Yes, there was a mention that she'd blocked him on social media (after his father gave her an ultimatum), but really? He gave up when he realized they weren't Facebook friends any more? He didn't ask any of her friends where she was? He didn't create a fake account to try and follow her? He didn't get any of his friends to friend or follow her? #YeahNah

But let’s leave aside the fact the setup doesn't work for me and concentrate on the story. The first half was a lot of Karen dancing around and not telling Dean that Emily was his daughter. Then we have them both not telling Emily Dean is her father. She was a too-perfect teenager. Her only fault was that she appeared intelligent, yet she never did the math and worked out her mother must have fallen pregnant in high school).

The writing was solid, although there was plenty of room for improvement (which was my complaint with the last book I read from this small publisher. Their covers and editing aren't up to the standard of the best self-published authors, let alone the major publishers).

I found the plot dragged in places and was too predictable in others. Yes, it's a romance, which means we know how it's going to end. In romance, we're reading for the journey ... which was too predictable, not helped by the pot pourri of romance tropes, all of which have predictable patterns. Secret baby? Check. Other woman? Check. Christian BFF? Check. Kindly pastor? Check. And a few others I won't share because *spoilers*.

My main problems were that Karen was too perfect, and Dean wasn't especially likeable (especially in the first half). Too much of the plot was focused on the external, with almost nothing on Karen's internal character journey.

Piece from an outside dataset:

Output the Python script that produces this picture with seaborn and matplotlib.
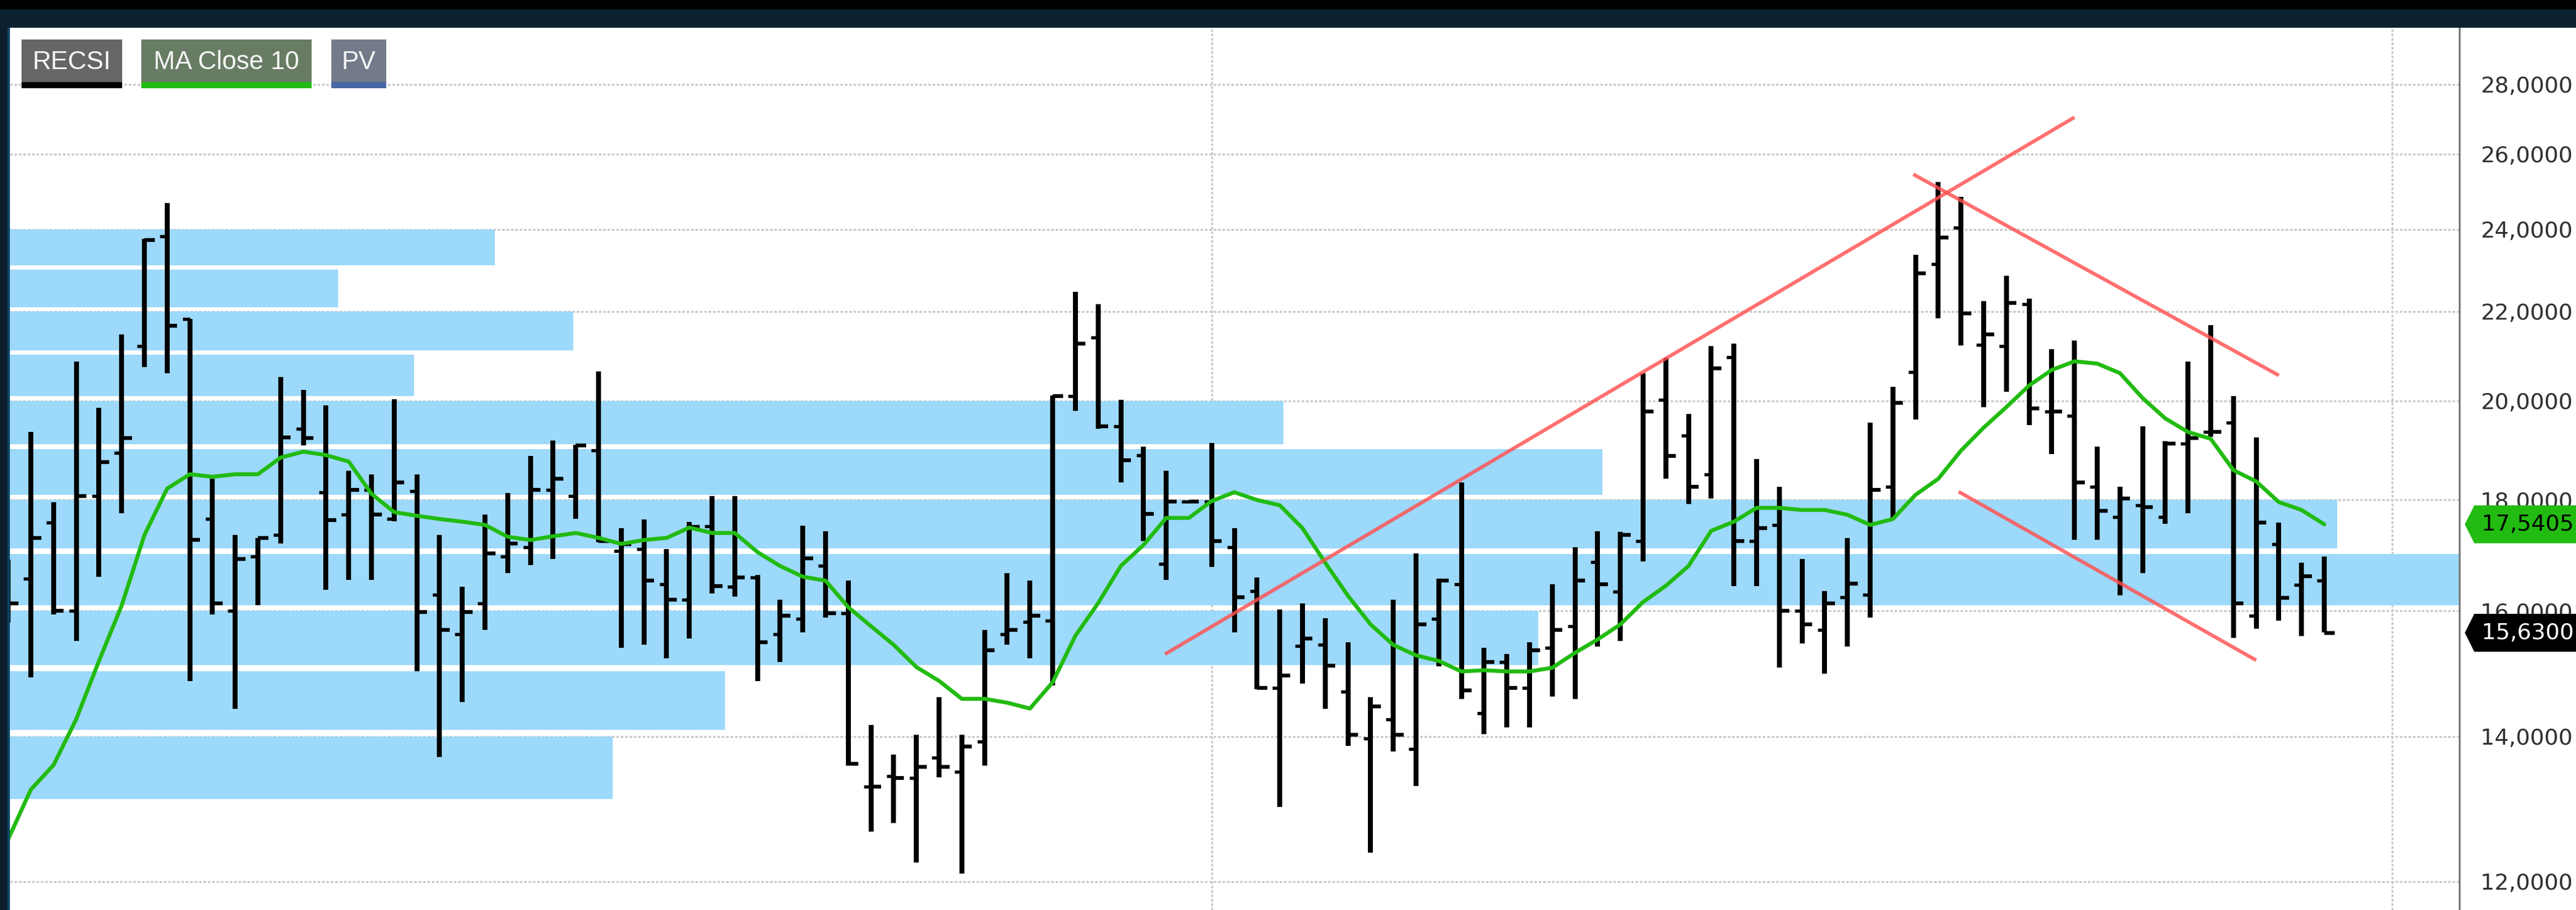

We got more on Dean's journey to faith, but it was all too predictable.
On the plus side, I get annoyed with Christian romances where the couple are unequally yoked because the Christian character forms an emotional attachment with the non-Christian. A Furrow So Deep didn't make that mistake. Well, Karen had obviously made that mistake in the past, but she'd learned her lesson. Good one, Karen. But that wasn't enough to rescue a novel that had potential but was a struggle to read because I found it hard to care about the characters.

Overall, I think this would have made a solid novella (without Gloria). But there wasn't enough conflict or character development to sustain interest for a full-length novel.